そんなに北朝鮮が羨ましいなら、だれも止めませんので是非北朝鮮でお暮しください。
私はごめんですが。


それにしても、国を捨てて逃げ出す人が毎年数千~数万もいるような国のどこが「国と国民が一致団結し戦っている」のでしょうか? あの国の姿のどこにデヴィ夫人は感動しているのでしょうか? あの国のどこにうらやむような「情熱」があるのでしょうか? 本当にデヴィ夫人の北朝鮮心酔ぶりは、私のような常人では理解ができません。私といたしましては、デヴィ夫人が北朝鮮に永住してくださることを心より期待しております。


なお、デヴィ夫人は当然のごとく田母神俊雄氏の熱烈な支持者ですが、田母神氏がどれだけデタラメばかり言っているおかしな人物であるかはこれまで何度かこのブログで取り上げましたのでこちらをご覧ください。


ちなみに、デヴィ夫人のブログのコメント欄には、デヴィ夫人を讃えるものしか掲載されません。一体どういう人がこの人を讃えているのか全く分からないのですが、自分に批判的な声は消去してあたかも自分の意見にみんなが賛同してくれているかのように演出したいのでしょう。


理解力はなく、知識もなく、恥も知らず、発言に責任もなく、犯罪被害者やその家族を糾弾し、人の気持ちも分からず、独裁国の言い分を鵜呑みにし、自分を褒め称えるコメントだけを集めるナルシスト。
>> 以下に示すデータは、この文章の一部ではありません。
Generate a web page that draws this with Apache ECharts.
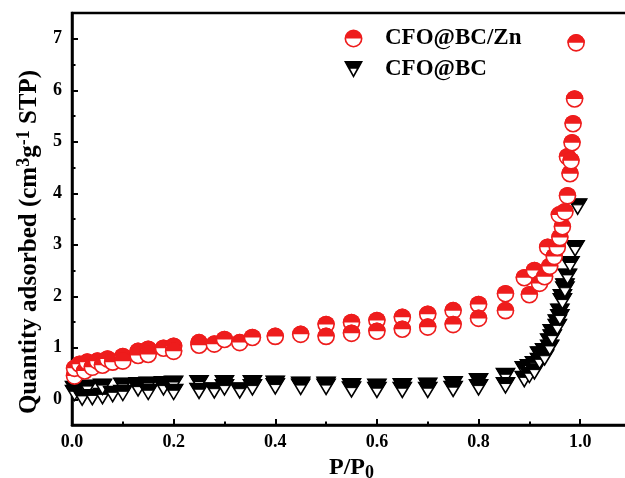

このような人間にだけは死んでもなりたくないものです。


ニーチェは「怪物と戦う者は、その過程で自分自身も怪物になることのないように気をつけなくてはならない」と言いました。私はデヴィ夫人を他山の石に、このような人物には決してならないように気をつけたいと思います。まあ、どんなになろうと努力しても、こんな人間にはなかなかなれるものではないでしょうが。このブログが、デヴィ夫人がどういう人なのか、またそんなデヴィ夫人が「尊敬する」と公言する石原慎太郎氏や橋下徹氏、応援演説までした田母神俊雄氏がどういう人物なのか、皆様が知る機会になれば幸いです。